Once we have a better handle on scope 3, we will definitely use it ourselves. For example, where should we buy ferrosilicon magnesium from? From suppliers in our region of Europe that use 100% green energy or from suppliers outside Europe that potentially use non-renewable energy?
- What else do your customers want to know about?
They want to maximise secondary material content and are starting to ask how much secondary material is in each product. We already use a lot of iron scrap and we’re going through all our raw materials to classify each one as primary or secondary. For example, carbon could be defined as secondary because it’s a waste product from petroleum coke.
- Do you see any specific sectors taking a lead on sustainability and is emissions measurement becoming obligatory for foundries?
Automotive is the obvious one. We deal with both tier one suppliers and the OEMs themselves, and they all want to be carbon-neutral by a certain date – 2030 or 2040 is common. Most are starting to factor emissions into their tendering processes and we’re now being asked to quote for zero-carbon products.
So yes, measuring scope 1, 2 and 3 emissions is becoming essential to winning business, though how much it is genuinely being taken into account remains to be seen.
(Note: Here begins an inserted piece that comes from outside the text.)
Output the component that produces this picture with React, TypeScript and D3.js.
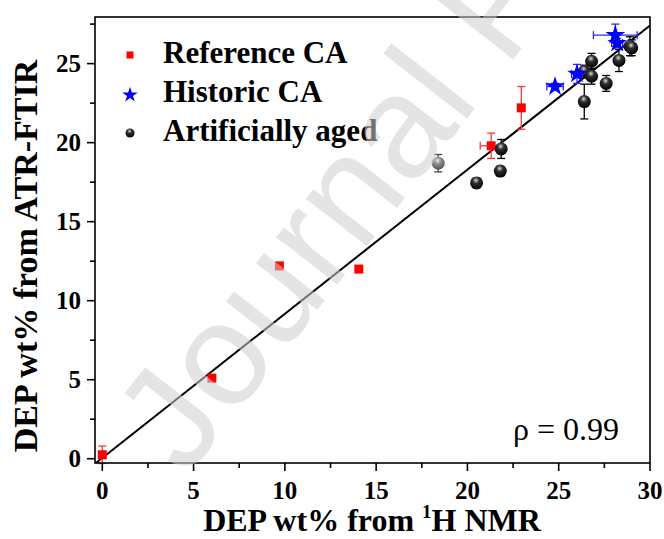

But by 2025, if you can’t quantify your carbon emissions and discuss them in detail, I don’t think you will even be invited to tender.
- So if a foundry has high emissions then it won’t get the business?
We’re just getting to the quoting stage now so, frankly, we don’t know yet. Some companies seem to be very serious about carbon neutrality but it really comes down to whether the market is willing to pay more for a greener product. For example, our UK facility uses 100% renewable energy but that comes at a cost. And removing certain carbon emissions in our process is very difficult so we have to buy carbon credits or plant trees.
If we quote for a carbon-neutral product to be fitted to a vehicle in Europe and that contract then goes to a Asian foundry, well, then it is unlikely that product could be zero carbon and still have a competitive price. They are most likely using non-renewable energy and shipping it halfway across the world. Unfortunately, we have seen this happen in the recent past, where it just comes down to the cheapest part, even though that company’s website might be all about how green they are.
- What’s the best way to take account of sustainability in the procurement process?
Applying a correction factor to tender prices, based on a supplier’s quality and delivery performance, is a common approach and adding supplier emissions to this calculation would be a transparent way to make them part of tendering. A high score is bad and increases the price of the part. Reduce your emissions and you will be competitive.
- Can you give me any examples of current MAT projects that will boost your sustainability?
Our sand reclamation scheme recycles used green moulding sand from the DISA process to make cores for brake discs. It will cut waste moulding sand production by around 65% a year, increase our use of secondary material and slash our spend on new sand, transportation and landfill. It’s a serious investment but significantly reduces our carbon footprint and saves us a fortune at the same time.
Our ongoing Monitizer project in Poole is vital in helping improve both our process and sustainability. Monitizer lets you acquire a lot of reliable data very easily and quickly, and makes it simple to analyse and understand that data too. Our engineers and our managers can create reports and interrogate the data themselves. Then they can start to monitor and track, compare with historical performance, look at the trends and so forth.
That lets us make informed decisions on where to focus our efforts: energy reduction, carbon consumption or cutting waste. Implementing the Monitizer | PRESCRIBE AI will pinpoint where we can reduce scrap, emissions and costs – the potential is massive.
Beyond helping us to cut scrap, Monitizer already drives all sorts of emissions-linked process improvements. For example, we are steadily reducing blasting cycle times on our Wheelabrator machine. That cuts energy and shot blast material use, there’s less wear on the machine, and so on.
- And how about the physical foundry equipment?
You have to look at all sources of emissions, from the energy consumption and longevity of your machines to where you ship materials from. Our DISA equipment is the core of our foundry: the moulding lines, sand plant, sand systems, DISACOOL as well as Wheelabrator shot blasting. These machines operate 24 hours a day, 5-6 days a week for 20-30 years. Their energy efficiency, long lifetime and high quality production has a huge positive impact on our carbon footprint. We recently upgraded the PLC control systems on both our moulding machines which will extend their lifetime for many years.
In fact, DISA constantly comes up with new products and components that we can add or retrofit to the moulding lines to make them more efficient and sustainable. For example, the Mould Accuracy Controller that measures real-time mould alignment before pouring. Put that on your line and you’re immediately cutting mismatch and scrap. Over time, that has a massive effect on scrap, costs and emissions.
- Is scrap reduction even more important in the age of sustainability?
Quality and emissions reduction are being linked like never before. When you start to reduce your scrap, there’s a significant reduction in scope 1, 2 and 3 emissions. There’s the melting energy but also all the other carbon emissions that go into producing scrap – the alloys, the energy to dry the sand, bentonite, the transport emissions and so on.
There’s a complete shift in mindset coming over the next three to five years. Getting to zero scrap is going to be crucial because the effect on emissions will make you so much more competitive. If you are producing 3-5% scrap, it’s going to cost you a whole load more to get to carbon neutrality. Again, it’s about process improvement leading to fewer emissions. It saves you money and makes you more profitable – so why isn’t everybody doing this?